Entrei na garagem e olhei para as prateleiras colocadas numa das paredes. Lá estavam elas, cerca de trinta esculturas de pequeno porte feitas em madeira.

Fiquei maravilhado e, ao mesmo tempo, espantado com o que vi. António Alberto, engenheiro de profissão, falecido há bem pouco tempo, deixara um precioso legado em arte.

Segundo me dizem, todos os troncos, raízes, ou galhos de árvore que encontrava nas suas viagens, fosse dentro ou fora do país, sempre serviam para transportar para casa e transformar em máscaras, figuras eróticas, mini-gigantones.

Todos aqueles pedaços de madeira ganharam vida suplementar, com uma ligação muito forte a cada momento vivido, e com uma riqueza plástica assombrosa.

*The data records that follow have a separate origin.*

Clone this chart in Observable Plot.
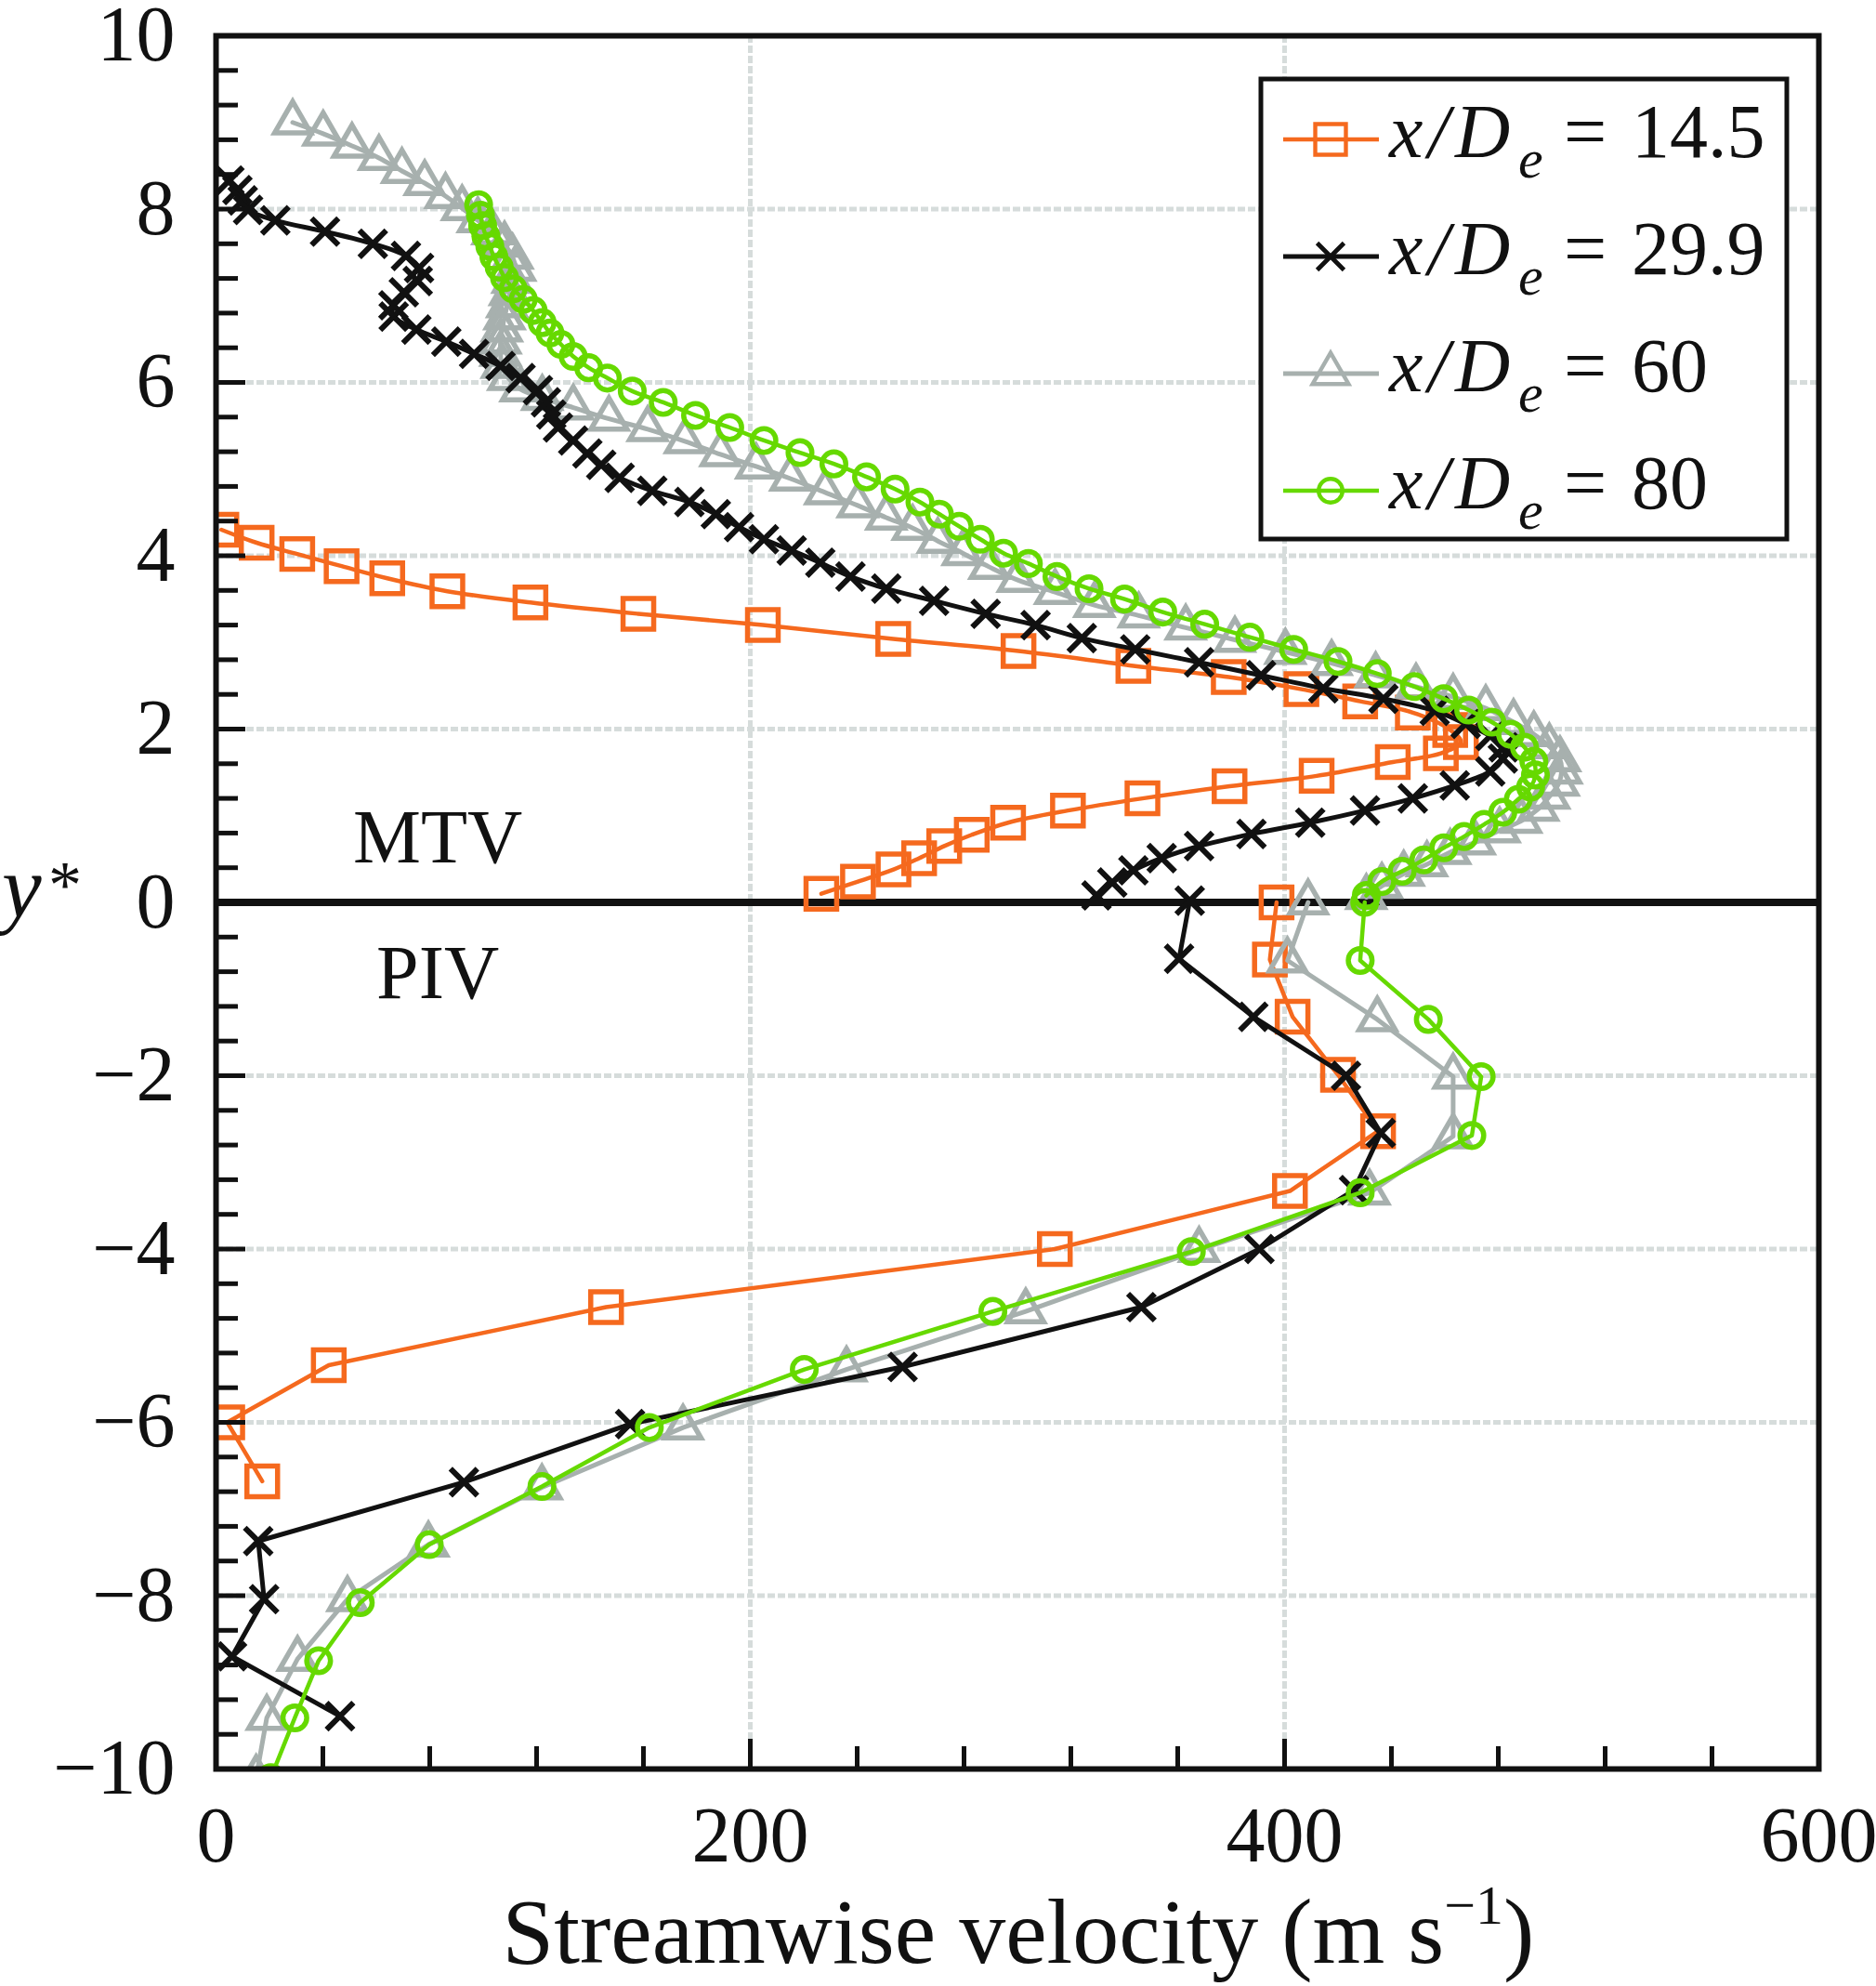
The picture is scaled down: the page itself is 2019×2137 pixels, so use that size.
<!DOCTYPE html>
<html>
<head>
<meta charset="utf-8">
<script src="https://cdn.jsdelivr.net/npm/d3@7"></script>
<script src="https://cdn.jsdelivr.net/npm/@observablehq/plot@0.6"></script>
<style>
  html, body { margin: 0; padding: 0; background: #fff; }
  #wrap { position: relative; width: 2019px; height: 2137px; overflow: hidden; background: #fff; }
  #wrap svg { display: block; }
  #overlay { position: absolute; left: 0; top: 0; pointer-events: none; }
</style>
</head>
<body>
<div id="wrap"></div>
<script>
// ---------- series meta ----------
const seriesLabels  = ["14.5", "29.9", "60", "80"];
const seriesColors  = ["#f5691e", "#111111", "#a7b0ae", "#66d900"];
const seriesSymbols = ["square", "times", "triangle", "circle"];

// ---------- MTV data (y* > 0) ----------
const mtvY_145 = [4.30,4.15,4.02,3.88,3.74,3.59,3.46,3.33,3.20,3.04,2.90,2.73,2.60,2.46,2.32,2.19,1.99,1.85,1.72,1.62,1.46,1.34,1.20,1.06,0.92,0.78,0.65,0.51,0.38,0.24,0.10];
const mtvU_145 = [2.0,15.2,30.4,47.0,64.1,86.6,117.7,158.1,204.7,253.5,300.4,343.4,379.1,406.3,428.3,448.0,462.0,466.0,458.5,440.5,412.0,379.4,346.8,318.9,296.5,282.9,272.6,263.2,253.6,240.3,226.6];

const mtvY_299 = [8.33,8.22,8.10,7.99,7.87,7.74,7.60,7.46,7.32,7.17,7.04,6.89,6.76,6.61,6.47,6.33,6.19,6.05,5.91,5.77,5.63,5.48,5.33,5.18,5.05,4.90,4.75,4.62,4.48,4.33,4.19,4.06,3.92,3.76,3.62,3.48,3.33,3.20,3.05,2.92,2.77,2.62,2.47,2.35,2.21,2.06,1.92,1.79,1.66,1.51,1.35,1.20,1.06,0.92,0.79,0.65,0.51,0.37,0.23,0.08];
const mtvU_299 = [5,8,10,12,22.2,40.8,58.7,71.1,76,75.5,70.3,66.4,66.5,75,86.2,96.6,106.5,114,120.5,123.5,125.5,128,133.7,139,144.2,151.1,163.3,177.2,187.1,195.8,205.1,215.5,226.2,237.5,250.9,268.8,288.1,306.8,324.1,344.1,368,391.2,414.5,437,456.2,467.8,477,482,481.7,477,463.7,448,430.1,409.6,387.6,368,354,343.4,335.5,329.6];

const mtvY_60 = [9.00,8.87,8.73,8.59,8.44,8.30,8.15,8.01,7.87,7.73,7.59,7.45,7.31,7.17,7.03,6.89,6.75,6.61,6.47,6.33,6.19,6.05,5.92,5.82,5.71,5.58,5.46,5.32,5.17,5.03,4.89,4.73,4.58,4.44,4.32,4.17,4.03,3.87,3.72,3.58,3.43,3.31,3.17,3.03,2.89,2.76,2.62,2.49,2.37,2.24,2.08,1.94,1.80,1.65,1.51,1.37,1.22,1.08,0.94,0.83,0.69,0.58,0.44,0.33,0.19,0.06];
const mtvU_60 = [28.7,40.1,50.9,61,69.6,78.1,85.9,92.1,98,103.5,108,111,112,111,110,109,108,107,106.5,106.5,107,109.4,114,122.1,133.7,147.1,161.6,175.5,188.8,202.2,215,228,240.2,250.9,260.8,270.2,279.5,289.5,300.1,314.1,328.8,345.4,363,381.4,400.3,417.6,434.1,449.2,463.1,475.3,485.7,493.3,499.1,503.1,503.7,502.6,499.1,495,488.6,480.5,471.2,462,453.3,444.6,436.4,430.6];

const mtvY_80 = [8.05,7.93,7.81,7.69,7.57,7.45,7.33,7.21,7.08,6.96,6.83,6.69,6.57,6.44,6.30,6.17,6.05,5.90,5.77,5.62,5.48,5.33,5.19,5.06,4.91,4.77,4.62,4.48,4.34,4.19,4.03,3.91,3.76,3.62,3.50,3.35,3.21,3.06,2.92,2.78,2.64,2.49,2.35,2.22,2.08,1.94,1.79,1.63,1.47,1.33,1.19,1.04,0.90,0.76,0.63,0.49,0.36,0.24,0.08];
const mtvU_80 = [98.3,99,99.8,101,102.5,104,106,108,111.2,115,118.7,122.1,125,129.1,133.7,139.5,146.5,155.8,167.4,179.5,192.3,205.1,218.6,231.3,243.5,254.2,263.5,270.8,278.2,286.1,294.8,304.1,314.8,326.8,340.1,354.4,370.1,387,403.4,420,434.7,448.6,459.6,468.9,477.6,484.6,489.8,493.3,493.9,492.1,487.5,481.7,474.7,467.2,459.6,452.1,444,436.4,430.6];

// ---------- PIV data (y* < 0) ----------
const pivY_145 = [0.0,-0.66,-1.32,-1.99,-2.64,-3.33,-4.0,-4.67,-5.34,-6.0,-6.68];
const pivU_145 = [397,394.5,403,420,435,402,314,146,42.2,4.2,17.3];

const pivY_299 = [0.02,-0.65,-1.32,-2.0,-2.66,-3.32,-4.0,-4.67,-5.36,-6.02,-6.69,-7.37,-8.04,-8.7,-9.39];
const pivU_299 = [364.5,360.5,388.3,423,436,426,390.6,346.4,257,155,92.8,15.8,18,6,46.4];

const pivY_60 = [0.0,-0.67,-1.35,-2.01,-2.7,-3.35,-4.01,-4.72,-5.39,-6.06,-6.75,-7.41,-8.04,-8.73,-9.41,-10.1];
const pivU_60 = [408.8,401.1,434.7,463.1,463.1,431.8,368,303.1,236,174.8,122,79.5,49.2,30.5,19,15];

const pivY_80 = [0.0,-0.67,-1.35,-2.01,-2.69,-3.35,-4.03,-4.72,-5.39,-6.06,-6.74,-7.41,-8.08,-8.75,-9.41,-10.1];
const pivU_80 = [430,428.3,453.8,473.6,470.1,428.3,365.1,290.8,220.2,162.2,122,79.8,54,38.4,29.5,20.5];

// ---------- ticks / annotations ----------
const xMajorTicks = [0, 200, 400, 600];
const yMajorTicks = [-10, -8, -6, -4, -2, 0, 2, 4, 6, 8, 10];
const xGridTicks = [200, 400];
const yGridTicks = [-8, -6, -4, -2, 2, 4, 6, 8];
const xMinorTicks = d3.range(0, 601, 40).filter(v => v % 200 !== 0);
const yMinorTicks = d3.range(-50, 51, 2).map(k => k / 5).filter(v => Math.abs(v % 2) > 1e-9);
const regionLabels = [{text: "MTV", u: 83, y: 0.74}, {text: "PIV", u: 83, y: -0.82}];

// ---------- style ----------
const lineWidth = [4.5, 5, 5, 4.5];
const markWidth = [5.5, 6, 5.5, 5.5];
const markR     = [18.6, 13.2, 14.4, 12.8];

const mtvY = [mtvY_145, mtvY_299, mtvY_60, mtvY_80];
const mtvU = [mtvU_145, mtvU_299, mtvU_60, mtvU_80];
const pivY = [pivY_145, pivY_299, pivY_60, pivY_80];
const pivU = [pivU_145, pivU_299, pivU_60, pivU_80];
const toRows = (ys, us) => ys.map((y, i) => ({y, u: us[i]}));

const fmt = d => d < 0 ? "\u2212" + Math.abs(d) : String(d);
const gridStyle = {stroke: "#d6dcdb", strokeOpacity: 1, strokeWidth: 5, strokeDasharray: "8,3"};
const serif = "'Liberation Serif', 'Times New Roman', serif";

const drawOrder = [0, 2, 1, 3];
const seriesMarks = drawOrder.flatMap(i => {
  const m = toRows(mtvY[i], mtvU[i]);
  const p = toRows(pivY[i], pivU[i]);
  const c = seriesColors[i];
  return [
    Plot.line(m, {x: "u", y: "y", stroke: c, strokeWidth: lineWidth[i], curve: "catmull-rom", clip: true}),
    Plot.line(p, {x: "u", y: "y", stroke: c, strokeWidth: lineWidth[i], clip: true}),
    Plot.dot(m.concat(p), {x: "u", y: "y", symbol: seriesSymbols[i], r: markR[i], stroke: c,
      strokeWidth: markWidth[i], fill: "none", clip: true})
  ];
});

const chart = Plot.plot({
  width: 2019,
  height: 2137,
  marginLeft: 232,
  marginRight: 62,
  marginTop: 38,
  marginBottom: 234,
  style: {fontFamily: serif, fontSize: "84px", color: "#111", background: "#fff"},
  x: {domain: [0, 600], label: null},
  y: {domain: [-10, 10], label: null},
  marks: [
    Plot.gridX(xGridTicks, gridStyle),
    Plot.gridY(yGridTicks, gridStyle),
    Plot.ruleY([0], {stroke: "#111", strokeWidth: 8}),
    ...seriesMarks,
    Plot.text(regionLabels, {x: "u", y: "y", text: "text", fontSize: 82, fill: "#111", fontFamily: serif}),
    Plot.frame({stroke: "#111", strokeWidth: 6}),
    Plot.axisX(xMinorTicks, {anchor: "bottom", tickSize: -24, strokeWidth: 5, tickFormat: () => "", label: null}),
    Plot.axisX(xMajorTicks, {anchor: "bottom", tickSize: -32, strokeWidth: 5, tickPadding: 72, fontSize: 84, fontFamily: serif, tickFormat: fmt, label: null}),
    Plot.axisY(yMinorTicks, {anchor: "left", tickSize: -24, strokeWidth: 5, tickFormat: () => "", label: null}),
    Plot.axisY(yMajorTicks, {anchor: "left", tickSize: -32, strokeWidth: 5, tickPadding: 76, fontSize: 84, fontFamily: serif, tickFormat: fmt, label: null})
  ]
});
document.getElementById("wrap").appendChild(chart);
d3.select(chart).selectAll("text").style("font-variant-numeric", "normal");

// ---------- overlay: axis titles and legend ----------
const ov = d3.select("#wrap").append("svg").attr("id", "overlay")
  .attr("width", 2019).attr("height", 2137)
  .style("font-family", serif)
  .attr("fill", "#111");

ov.append("text").attr("x", 2).attr("y", 987).attr("font-size", 96).attr("font-style", "italic").text("y");
ov.append("text").attr("x", 52).attr("y", 976).attr("font-size", 72).text("*");

const xt = ov.append("text").attr("x", 1096).attr("y", 2112).attr("font-size", 100).attr("text-anchor", "middle");
xt.append("tspan").text("Streamwise velocity (m s");
xt.append("tspan").attr("font-size", 60).attr("dy", -42).text("\u22121");
xt.append("tspan").attr("dy", 42).text(")");

const lg = ov.append("g");
lg.append("rect").attr("x", 1357).attr("y", 85).attr("width", 566).attr("height", 495)
  .attr("fill", "#fff").attr("stroke", "#111").attr("stroke-width", 5);
const symMap = {square: d3.symbolSquare, times: d3.symbolTimes, triangle: d3.symbolTriangle, circle: d3.symbolCircle};
seriesLabels.forEach((lab, i) => {
  const ly = 150 + i * 126;
  const by = ly + 19;
  const c = seriesColors[i];
  lg.append("line").attr("x1", 1381).attr("x2", 1484).attr("y1", ly).attr("y2", ly)
    .attr("stroke", c).attr("stroke-width", lineWidth[i]);
  lg.append("path").attr("transform", `translate(1432,${ly})`)
    .attr("d", d3.symbol(symMap[seriesSymbols[i]], Math.PI * markR[i] * markR[i])())
    .attr("fill", "none").attr("stroke", c).attr("stroke-width", markWidth[i] * 0.8);
  lg.append("text").attr("x", 1495).attr("y", by).attr("font-size", 82).attr("font-style", "italic").text("x");
  lg.append("text").attr("x", 1537).attr("y", by).attr("font-size", 82).attr("font-style", "italic").text("/");
  lg.append("text").attr("x", 1566).attr("y", by).attr("font-size", 82).attr("font-style", "italic").text("D");
  lg.append("text").attr("x", 1634).attr("y", by + 22).attr("font-size", 60).attr("font-style", "italic").text("e");
  lg.append("text").attr("x", 1683).attr("y", by).attr("font-size", 82).text("=");
  lg.append("text").attr("x", 1756).attr("y", by).attr("font-size", 82).text(lab);
});
</script>
</body>
</html>
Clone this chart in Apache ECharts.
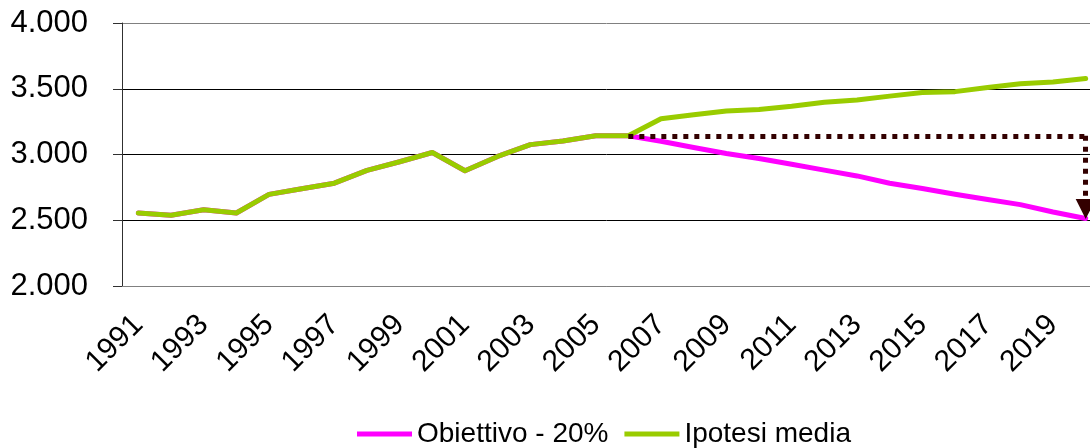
<!DOCTYPE html>
<html>
<head>
<meta charset="utf-8">
<script src="https://cdn.jsdelivr.net/npm/echarts@6/dist/echarts.min.js"></script>
<style>
	html, body { margin: 0; padding: 0; background: #fff; }
	#chart { width: 1090px; height: 448px; }
</style>
</head>
<body>
<div id="chart"></div>
<script>
var anni = ['1991','1992','1993','1994','1995','1996','1997','1998','1999','2000',
	'2001','2002','2003','2004','2005','2006','2007','2008','2009','2010',
	'2011','2012','2013','2014','2015','2016','2017','2018','2019','2020'];

var obiettivo = [2555, 2538, 2580, 2555, 2697, 2740, 2782, 2879, 2945, 3015,
	2876, 2985, 3075, 3102, 3142, 3142, 3101, 3053, 3008, 2970,
	2926, 2881, 2837, 2781, 2741, 2698, 2658, 2619, 2563, 2513];

var ipotesi = [2555, 2538, 2580, 2555, 2697, 2740, 2782, 2879, 2945, 3015,
	2876, 2985, 3075, 3102, 3142, 3142, 3272, 3302, 3330, 3342,
	3367, 3398, 3414, 3444, 3472, 3478, 3510, 3538, 3552, 3578];

// freccia tratteggiata: da 2006 a 2020, poi giu
var frecciaDa = ['2006', 3142];
var frecciaAngolo = ['2020', 3142];
var frecciaA = ['2020', 2585];

var font = 'Liberation Sans, Arial, sans-serif';

function migliaia(v) {
	return String(v).replace(/\B(?=(\d{3})+(?!\d))/g, '.');
}

var chart = echarts.init(document.getElementById('chart'));
chart.setOption({
	animation: false,
	grid: { left: 122, width: 980, top: 23, bottom: 162, outerBoundsMode: 'none' },
	legend: {
		left: 352,
		top: 415,
		icon: 'rect',
		itemWidth: 55,
		itemHeight: 5,
		itemGap: 16,
		textStyle: { fontFamily: font, fontSize: 28, color: '#000' },
		data: ['Obiettivo - 20%', 'Ipotesi media']
	},
	xAxis: {
		type: 'category',
		data: anni,
		boundaryGap: true,
		axisLine: { lineStyle: { color: '#808080', width: 1 } },
		axisTick: { interval: 0, length: 9, lineStyle: { color: '#404040' } },
		axisLabel: {
			interval: 1,
			rotate: 45,
			margin: 34,
			fontFamily: font,
			fontSize: 30,
			color: '#000'
		},
		splitLine: { show: false }
	},
	yAxis: {
		type: 'value',
		min: 2000,
		max: 4000,
		interval: 500,
		axisLine: { show: true, lineStyle: { color: '#303030', width: 1 } },
		axisTick: { show: true, length: 9, lineStyle: { color: '#303030' } },
		axisLabel: {
			margin: 34,
			fontFamily: font,
			fontSize: 31,
			color: '#000',
			formatter: migliaia
		},
		splitLine: {
			lineStyle: { color: ['#808080', '#000', '#000', '#000', '#808080'], width: 1 }
		}
	},
	series: [
		{
			name: 'Obiettivo - 20%',
			type: 'line',
			data: obiettivo,
			showSymbol: false,
			color: '#FF00FF',
			lineStyle: { width: 5, cap: 'round', join: 'round' }
		},
		{
			name: 'Ipotesi media',
			type: 'line',
			data: ipotesi,
			showSymbol: false,
			color: '#99CC00',
			lineStyle: { width: 5, cap: 'round', join: 'round' },
			markLine: {
				silent: true,
				label: { show: false },
				lineStyle: { color: '#330000', width: 5, type: [5, 6], cap: 'butt' },
				data: [
					[
						{ coord: frecciaDa, symbol: 'none' },
						{ coord: frecciaAngolo, symbol: 'none' }
					],
					[
						{ coord: frecciaAngolo, symbol: 'none' },
						{ coord: frecciaA, symbol: 'triangle', symbolSize: 20 }
					]
				]
			}
		}
	]
});
</script>
</body>
</html>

A evolução da sociedade tem permitido que as pessoas, na sua generalidade, tendo mais acesso às obras de arte e aos artistas, enriqueçam o seu conhecimento estético e invistam com entusiasmo na sua própria realização artística. Daí, ser vulgar nos dias de hoje ver-se pessoas, cujo despedimento ou reforma foram motores de desenvolvimento de uma actividade artística, por vezes ao longo de anos escondida e postergada, por razões de sobrevivência económica ou por falta de oportunidade para a poderem desenvolver.

Esperemos que o futuro nos traga, ao contrário do que os poderosos da alta finança pretendem, uma maior satisfação na realização e escolha do nosso percurso profissional. Uma maior independência económica e de tempo, para que todos possamos desenvolver no nosso quotidiano outras actividades de âmbito cultural e artístico.